--- start of DATA PROVIDED ---
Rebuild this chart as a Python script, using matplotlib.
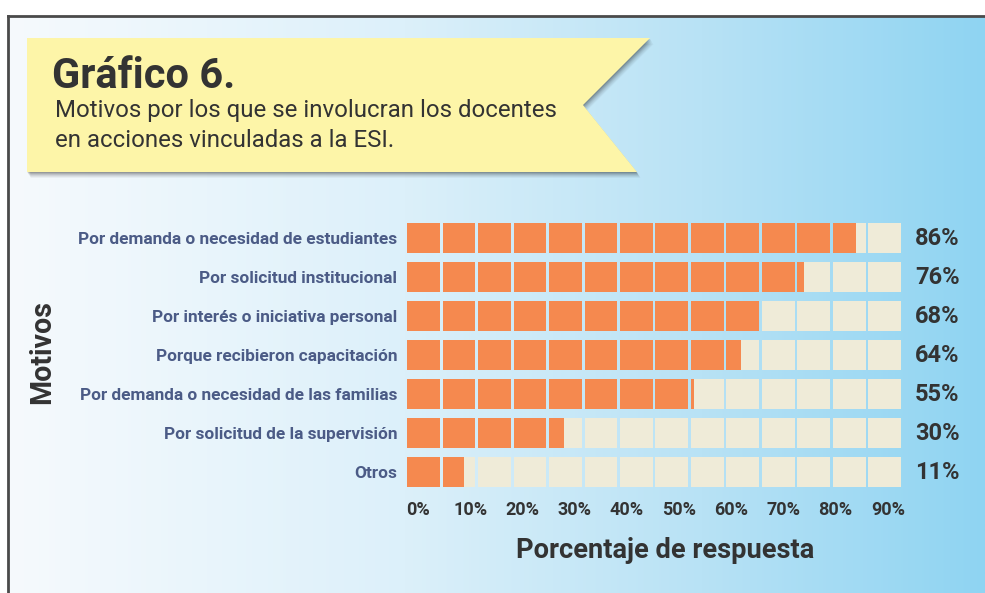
import numpy as np
import matplotlib
matplotlib.use('Agg')
import matplotlib.pyplot as plt
from matplotlib.patches import Polygon
from matplotlib.transforms import ScaledTranslation, blended_transform_factory

# data
motivos = [
    'Por demanda o necesidad de estudiantes',
    'Por solicitud institucional',
    'Por interés o iniciativa personal',
    'Porque recibieron capacitación',
    'Por demanda o necesidad de las familias',
    'Por solicitud de la supervisión',
    'Otros',
]
porcentajes = [86, 76, 68, 64, 55, 30, 11]
ticks = [0, 10, 20, 30, 40, 50, 60, 70, 80, 90]
tick_labels = [f'{t}%' for t in ticks]

n_cells = 14
pitch = 6.8          # percent per cell
gap = 0.57

orange = '#f5894f'
cream = '#efebd8'
dark = '#333333'
slate = '#4b5b86'

plt.rcParams['font.family'] = ['Roboto', 'DejaVu Sans']

W, H = 985, 593
fig = plt.figure(figsize=(W / 100, H / 100), dpi=100)

# background: frame, gradient and title banner
bg = fig.add_axes([0, 0, 1, 1])
xs = np.linspace(0, W, 500)
sx = [0, 400, 700, 985]
rgb = np.stack([np.interp(xs, sx, [246, 220, 184, 143]),
                np.interp(xs, sx, [250, 240, 226, 212]),
                np.interp(xs, sx, [253, 250, 245, 242])], axis=-1) / 255
bg.imshow(rgb[None, :, :], extent=[8, W, H, 16], aspect='auto', zorder=0)
bg.plot([8, 8], [16, H], color='#4a4a4a', lw=2, zorder=1)
bg.plot([8, W], [16, 16], color='#4a4a4a', lw=2, zorder=1)

banner = [(27, 38), (650, 38), (583, 105), (637, 172), (27, 172)]
for k, a in zip(range(6, 0, -1), [0.04, 0.05, 0.06, 0.08, 0.10, 0.12]):
    shadow = [(x + k * 0.6, y + k) for x, y in banner]
    bg.add_patch(Polygon(shadow, closed=True, color='black', alpha=a, lw=0, zorder=2))
bg.add_patch(Polygon(banner, closed=True, color='#fdf5a8', lw=0, zorder=3))
bg.text(52, 88, 'Gráfico 6.', fontsize=30, fontweight='bold', color=dark, zorder=4)
bg.text(55, 117, 'Motivos por los que se involucran los docentes', fontsize=17.3,
        color=dark, zorder=4)
bg.text(55, 147, 'en acciones vinculadas a la ESI.', fontsize=17.3, color=dark, zorder=4)
bg.set_xlim(0, W)
bg.set_ylim(H, 0)
bg.axis('off')

# main chart
ax = fig.add_axes([407 / W, 1 - 491.5 / H, 497 / W, 273 / H])
ax.patch.set_alpha(0)
y = np.arange(len(motivos))
vals = np.array(porcentajes, dtype=float)
cell_w = pitch - gap
for i in range(n_cells):
    start = i * pitch
    ax.barh(y, cell_w, left=start, height=0.79, color=cream, lw=0)
    seg = np.clip(vals - start, 0, cell_w)
    ax.barh(y, seg, left=start, height=0.79, color=orange, lw=0)

ax.set_xlim(0, n_cells * pitch)
ax.set_ylim(len(motivos) - 0.5, -0.5)
ax.set_yticks(y, motivos, fontsize=12.4, fontweight='bold', color=slate)
ax.set_xticks(ticks, tick_labels, fontsize=13, fontweight='bold', color=dark)
ax.tick_params(axis='both', length=0)
ax.tick_params(axis='y', pad=7)
ax.tick_params(axis='x', pad=7)
shift = ScaledTranslation(11 / 100, 0, fig.dpi_scale_trans)
for lab in ax.get_xticklabels():
    lab.set_transform(lab.get_transform() + shift)
for s in ax.spines.values():
    s.set_visible(False)

trans = blended_transform_factory(ax.transAxes, ax.transData)
for yi, v in zip(y, porcentajes):
    ax.text(1.022, yi, f'{v}%', transform=trans, ha='left', va='center',
            fontsize=17, fontweight='bold', color=dark)

fig.text(665 / W, 1 - 551 / H, 'Porcentaje de respuesta', ha='center', va='center',
         fontsize=19.6, fontweight='bold', color=dark)
fig.text(42 / W, 1 - 352 / H, 'Motivos', rotation=90, ha='center', va='center',
         fontsize=20.6, fontweight='bold', color=dark)

fig.savefig('out.png', dpi=100)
--- end of DATA PROVIDED ---
WHAT IS NEEDED: Give again, word for word, every line from the top of the data above to the line holding "from matplotlib.transforms import", inclusive, with the pictures left out.

RESPONSE FOR THIS EXERCISE:
Rebuild this chart as a Python script, using matplotlib.
import numpy as np
import matplotlib
matplotlib.use('Agg')
import matplotlib.pyplot as plt
from matplotlib.patches import Polygon
from matplotlib.transforms import ScaledTranslation, blended_transform_factory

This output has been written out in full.